All lines featuring the string "this" are to be listed.
>> BEGIN Record set
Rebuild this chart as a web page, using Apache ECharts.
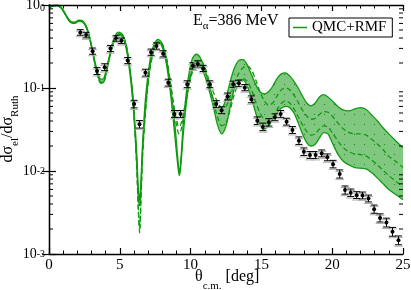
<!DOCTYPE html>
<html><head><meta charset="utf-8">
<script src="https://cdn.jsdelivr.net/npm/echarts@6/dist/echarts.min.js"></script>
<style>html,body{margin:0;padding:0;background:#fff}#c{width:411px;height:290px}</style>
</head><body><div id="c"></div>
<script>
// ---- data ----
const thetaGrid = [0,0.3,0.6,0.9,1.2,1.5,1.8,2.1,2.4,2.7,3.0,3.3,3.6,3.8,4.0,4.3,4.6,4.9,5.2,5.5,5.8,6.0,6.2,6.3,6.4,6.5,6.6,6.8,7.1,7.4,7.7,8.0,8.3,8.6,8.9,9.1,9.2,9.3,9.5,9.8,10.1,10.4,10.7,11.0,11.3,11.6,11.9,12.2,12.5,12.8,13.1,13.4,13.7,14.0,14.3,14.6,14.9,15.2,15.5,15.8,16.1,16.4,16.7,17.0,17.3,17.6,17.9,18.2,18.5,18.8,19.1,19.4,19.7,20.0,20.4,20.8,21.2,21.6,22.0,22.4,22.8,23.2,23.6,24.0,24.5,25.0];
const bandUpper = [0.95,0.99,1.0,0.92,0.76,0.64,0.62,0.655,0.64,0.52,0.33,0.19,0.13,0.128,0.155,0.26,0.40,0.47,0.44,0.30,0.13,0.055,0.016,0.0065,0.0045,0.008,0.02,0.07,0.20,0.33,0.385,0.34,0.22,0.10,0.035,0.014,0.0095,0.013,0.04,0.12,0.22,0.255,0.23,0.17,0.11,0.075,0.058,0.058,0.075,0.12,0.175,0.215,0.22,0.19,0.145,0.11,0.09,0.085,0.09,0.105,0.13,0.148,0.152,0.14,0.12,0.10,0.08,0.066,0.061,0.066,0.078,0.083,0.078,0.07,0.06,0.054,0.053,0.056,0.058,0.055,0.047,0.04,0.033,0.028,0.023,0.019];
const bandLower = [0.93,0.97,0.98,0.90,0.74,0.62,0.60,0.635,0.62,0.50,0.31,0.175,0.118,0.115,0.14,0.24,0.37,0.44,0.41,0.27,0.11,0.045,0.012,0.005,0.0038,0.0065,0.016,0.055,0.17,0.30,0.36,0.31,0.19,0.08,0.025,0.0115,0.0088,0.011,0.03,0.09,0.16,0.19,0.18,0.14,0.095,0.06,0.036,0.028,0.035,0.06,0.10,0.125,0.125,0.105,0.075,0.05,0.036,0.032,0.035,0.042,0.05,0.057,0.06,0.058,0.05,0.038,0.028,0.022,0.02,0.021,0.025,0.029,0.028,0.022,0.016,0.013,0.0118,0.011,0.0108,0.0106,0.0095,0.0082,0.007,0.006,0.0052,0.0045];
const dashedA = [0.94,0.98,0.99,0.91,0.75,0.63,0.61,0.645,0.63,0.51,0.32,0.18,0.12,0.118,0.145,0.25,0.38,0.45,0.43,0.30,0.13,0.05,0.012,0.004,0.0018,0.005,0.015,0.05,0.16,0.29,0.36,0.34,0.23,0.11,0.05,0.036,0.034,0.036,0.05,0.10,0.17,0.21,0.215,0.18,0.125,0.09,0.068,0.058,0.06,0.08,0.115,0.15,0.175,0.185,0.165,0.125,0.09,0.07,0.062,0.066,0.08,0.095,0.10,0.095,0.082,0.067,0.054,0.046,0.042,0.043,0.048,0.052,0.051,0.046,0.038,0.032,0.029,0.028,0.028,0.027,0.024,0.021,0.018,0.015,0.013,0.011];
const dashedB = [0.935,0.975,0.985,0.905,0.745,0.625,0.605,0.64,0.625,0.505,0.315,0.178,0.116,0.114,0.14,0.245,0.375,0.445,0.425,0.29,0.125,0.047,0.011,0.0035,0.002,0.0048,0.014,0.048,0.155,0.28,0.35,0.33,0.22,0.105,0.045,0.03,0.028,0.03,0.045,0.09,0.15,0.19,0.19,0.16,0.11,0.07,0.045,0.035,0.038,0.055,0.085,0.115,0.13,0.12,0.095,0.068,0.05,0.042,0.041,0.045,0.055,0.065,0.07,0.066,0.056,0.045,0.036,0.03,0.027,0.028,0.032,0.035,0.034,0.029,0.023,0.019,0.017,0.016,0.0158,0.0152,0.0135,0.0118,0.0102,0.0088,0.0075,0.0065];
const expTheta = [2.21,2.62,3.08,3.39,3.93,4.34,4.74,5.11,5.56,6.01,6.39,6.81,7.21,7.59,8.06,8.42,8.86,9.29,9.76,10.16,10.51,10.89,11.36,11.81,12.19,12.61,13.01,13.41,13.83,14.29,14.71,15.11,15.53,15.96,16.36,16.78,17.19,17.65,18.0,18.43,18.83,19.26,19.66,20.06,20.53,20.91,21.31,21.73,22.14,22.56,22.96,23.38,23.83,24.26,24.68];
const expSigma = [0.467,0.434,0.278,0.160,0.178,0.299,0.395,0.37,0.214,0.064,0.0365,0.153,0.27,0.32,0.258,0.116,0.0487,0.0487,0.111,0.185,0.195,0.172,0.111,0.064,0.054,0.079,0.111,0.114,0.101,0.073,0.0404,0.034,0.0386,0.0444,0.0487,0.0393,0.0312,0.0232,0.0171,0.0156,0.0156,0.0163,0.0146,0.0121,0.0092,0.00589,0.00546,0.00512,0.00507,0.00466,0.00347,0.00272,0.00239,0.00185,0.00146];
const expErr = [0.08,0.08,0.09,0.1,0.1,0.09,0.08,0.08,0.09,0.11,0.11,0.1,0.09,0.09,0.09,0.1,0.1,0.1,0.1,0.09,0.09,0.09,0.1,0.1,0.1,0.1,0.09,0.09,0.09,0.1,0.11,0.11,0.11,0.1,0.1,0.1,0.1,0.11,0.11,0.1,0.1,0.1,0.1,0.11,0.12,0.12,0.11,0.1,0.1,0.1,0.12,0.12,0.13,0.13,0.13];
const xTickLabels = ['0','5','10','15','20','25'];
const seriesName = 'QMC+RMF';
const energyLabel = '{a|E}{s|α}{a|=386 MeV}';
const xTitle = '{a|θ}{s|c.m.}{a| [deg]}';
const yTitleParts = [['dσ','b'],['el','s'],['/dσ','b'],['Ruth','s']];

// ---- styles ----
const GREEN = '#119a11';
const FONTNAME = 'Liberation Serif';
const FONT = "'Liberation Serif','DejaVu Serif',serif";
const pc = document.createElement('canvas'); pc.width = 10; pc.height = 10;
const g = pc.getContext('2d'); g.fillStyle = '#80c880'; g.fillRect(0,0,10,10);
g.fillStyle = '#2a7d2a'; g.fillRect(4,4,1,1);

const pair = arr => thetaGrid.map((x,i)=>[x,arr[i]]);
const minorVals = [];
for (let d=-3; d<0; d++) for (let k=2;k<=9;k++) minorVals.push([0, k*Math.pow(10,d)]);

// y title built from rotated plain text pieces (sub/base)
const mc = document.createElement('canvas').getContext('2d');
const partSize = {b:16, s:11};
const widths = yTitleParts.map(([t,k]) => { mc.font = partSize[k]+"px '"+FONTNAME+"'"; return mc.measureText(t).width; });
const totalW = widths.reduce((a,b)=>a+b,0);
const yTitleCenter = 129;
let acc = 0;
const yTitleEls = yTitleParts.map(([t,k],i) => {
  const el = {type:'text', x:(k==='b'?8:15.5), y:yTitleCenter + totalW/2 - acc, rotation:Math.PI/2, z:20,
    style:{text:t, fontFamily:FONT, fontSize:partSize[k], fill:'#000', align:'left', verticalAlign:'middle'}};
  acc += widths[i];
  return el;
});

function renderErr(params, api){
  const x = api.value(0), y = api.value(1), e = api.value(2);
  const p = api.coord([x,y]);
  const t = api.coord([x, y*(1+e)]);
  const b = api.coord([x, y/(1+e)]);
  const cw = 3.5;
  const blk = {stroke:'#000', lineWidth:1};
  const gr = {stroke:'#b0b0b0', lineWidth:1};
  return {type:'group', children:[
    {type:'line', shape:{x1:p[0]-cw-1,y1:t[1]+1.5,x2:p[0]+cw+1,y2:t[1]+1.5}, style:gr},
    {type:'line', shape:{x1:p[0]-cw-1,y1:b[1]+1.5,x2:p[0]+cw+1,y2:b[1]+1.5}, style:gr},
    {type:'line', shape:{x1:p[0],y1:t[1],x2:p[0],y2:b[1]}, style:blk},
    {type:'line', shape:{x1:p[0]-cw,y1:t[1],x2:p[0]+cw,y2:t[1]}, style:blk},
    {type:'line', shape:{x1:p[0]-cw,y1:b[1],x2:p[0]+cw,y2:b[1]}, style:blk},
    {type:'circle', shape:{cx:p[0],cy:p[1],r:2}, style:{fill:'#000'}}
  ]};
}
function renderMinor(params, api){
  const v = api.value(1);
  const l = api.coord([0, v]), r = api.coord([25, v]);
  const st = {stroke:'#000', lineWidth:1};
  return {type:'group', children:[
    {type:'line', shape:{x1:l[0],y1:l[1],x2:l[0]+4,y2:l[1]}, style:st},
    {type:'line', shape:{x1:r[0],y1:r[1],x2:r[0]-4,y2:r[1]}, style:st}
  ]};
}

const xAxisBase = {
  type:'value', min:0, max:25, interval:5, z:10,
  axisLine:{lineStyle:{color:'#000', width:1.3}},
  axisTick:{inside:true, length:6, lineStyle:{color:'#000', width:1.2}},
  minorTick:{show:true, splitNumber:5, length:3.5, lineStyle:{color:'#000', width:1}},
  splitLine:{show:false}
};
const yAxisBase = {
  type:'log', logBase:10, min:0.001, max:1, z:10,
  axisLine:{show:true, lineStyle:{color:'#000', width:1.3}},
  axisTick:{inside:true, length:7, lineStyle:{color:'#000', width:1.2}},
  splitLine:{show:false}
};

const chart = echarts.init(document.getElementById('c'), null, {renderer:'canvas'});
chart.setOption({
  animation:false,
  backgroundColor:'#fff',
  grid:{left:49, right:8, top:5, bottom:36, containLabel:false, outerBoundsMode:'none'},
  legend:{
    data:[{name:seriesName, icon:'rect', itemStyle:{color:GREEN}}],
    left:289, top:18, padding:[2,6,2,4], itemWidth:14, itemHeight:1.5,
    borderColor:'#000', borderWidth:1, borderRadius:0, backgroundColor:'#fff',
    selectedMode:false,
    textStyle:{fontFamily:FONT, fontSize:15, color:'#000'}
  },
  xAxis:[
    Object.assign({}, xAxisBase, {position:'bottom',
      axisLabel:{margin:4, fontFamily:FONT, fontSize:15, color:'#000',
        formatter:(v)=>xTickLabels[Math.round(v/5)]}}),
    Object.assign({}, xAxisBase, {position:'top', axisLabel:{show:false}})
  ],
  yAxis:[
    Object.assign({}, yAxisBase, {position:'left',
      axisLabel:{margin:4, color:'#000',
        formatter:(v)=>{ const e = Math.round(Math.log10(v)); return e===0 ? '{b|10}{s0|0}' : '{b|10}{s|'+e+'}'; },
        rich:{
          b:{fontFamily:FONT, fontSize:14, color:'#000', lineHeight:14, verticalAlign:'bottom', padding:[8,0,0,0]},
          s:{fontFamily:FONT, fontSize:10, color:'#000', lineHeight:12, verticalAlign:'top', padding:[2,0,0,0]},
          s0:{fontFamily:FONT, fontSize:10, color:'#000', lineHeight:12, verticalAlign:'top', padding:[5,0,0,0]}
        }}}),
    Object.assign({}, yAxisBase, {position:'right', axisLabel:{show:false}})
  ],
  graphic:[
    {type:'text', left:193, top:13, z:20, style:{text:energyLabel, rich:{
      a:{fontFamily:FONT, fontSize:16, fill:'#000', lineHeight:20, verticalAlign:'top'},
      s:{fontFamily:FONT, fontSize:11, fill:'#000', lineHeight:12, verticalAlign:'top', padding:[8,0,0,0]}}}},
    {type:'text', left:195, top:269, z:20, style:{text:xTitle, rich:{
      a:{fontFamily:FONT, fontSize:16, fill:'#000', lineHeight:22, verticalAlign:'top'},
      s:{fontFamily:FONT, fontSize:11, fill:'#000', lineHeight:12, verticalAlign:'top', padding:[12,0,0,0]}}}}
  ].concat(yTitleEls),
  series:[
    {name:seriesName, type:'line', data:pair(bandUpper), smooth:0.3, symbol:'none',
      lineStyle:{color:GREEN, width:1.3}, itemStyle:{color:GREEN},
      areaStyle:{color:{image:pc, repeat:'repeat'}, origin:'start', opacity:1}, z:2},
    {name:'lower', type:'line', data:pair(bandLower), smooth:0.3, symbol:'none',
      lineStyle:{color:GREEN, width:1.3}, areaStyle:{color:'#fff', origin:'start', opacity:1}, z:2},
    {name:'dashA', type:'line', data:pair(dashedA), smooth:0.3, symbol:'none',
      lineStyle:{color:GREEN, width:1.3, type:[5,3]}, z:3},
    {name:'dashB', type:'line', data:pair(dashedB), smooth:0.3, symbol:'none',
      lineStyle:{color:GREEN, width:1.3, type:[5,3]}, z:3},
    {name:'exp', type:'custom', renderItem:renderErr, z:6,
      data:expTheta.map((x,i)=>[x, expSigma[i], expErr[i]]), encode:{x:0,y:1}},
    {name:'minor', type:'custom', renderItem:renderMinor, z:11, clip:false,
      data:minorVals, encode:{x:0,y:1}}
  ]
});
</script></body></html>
>> END Record set
>> BEGIN Record set
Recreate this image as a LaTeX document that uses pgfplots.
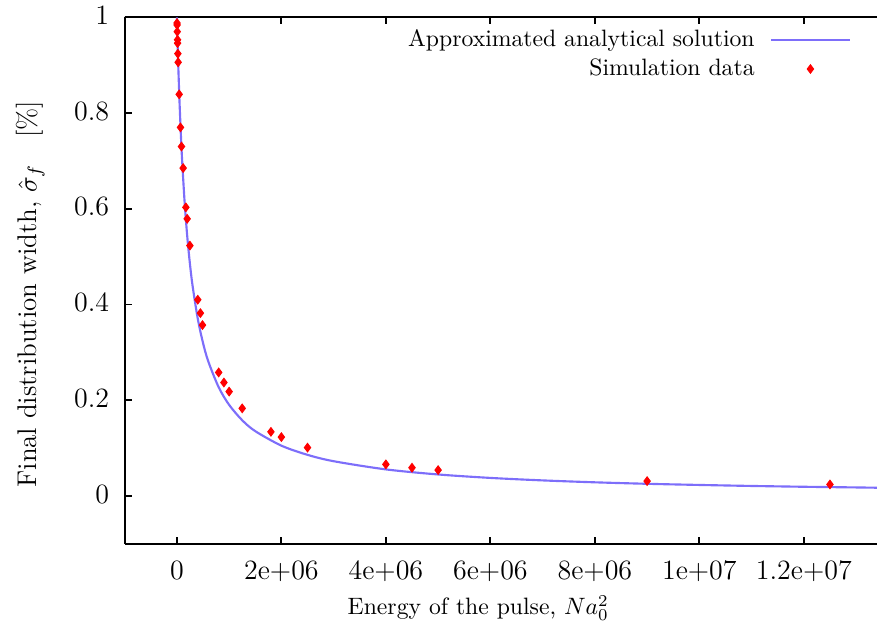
>> END Record set
■ Exercise result ■
Rebuild this chart as a web page, using Apache ECharts.
Recreate this image as a LaTeX document that uses pgfplots.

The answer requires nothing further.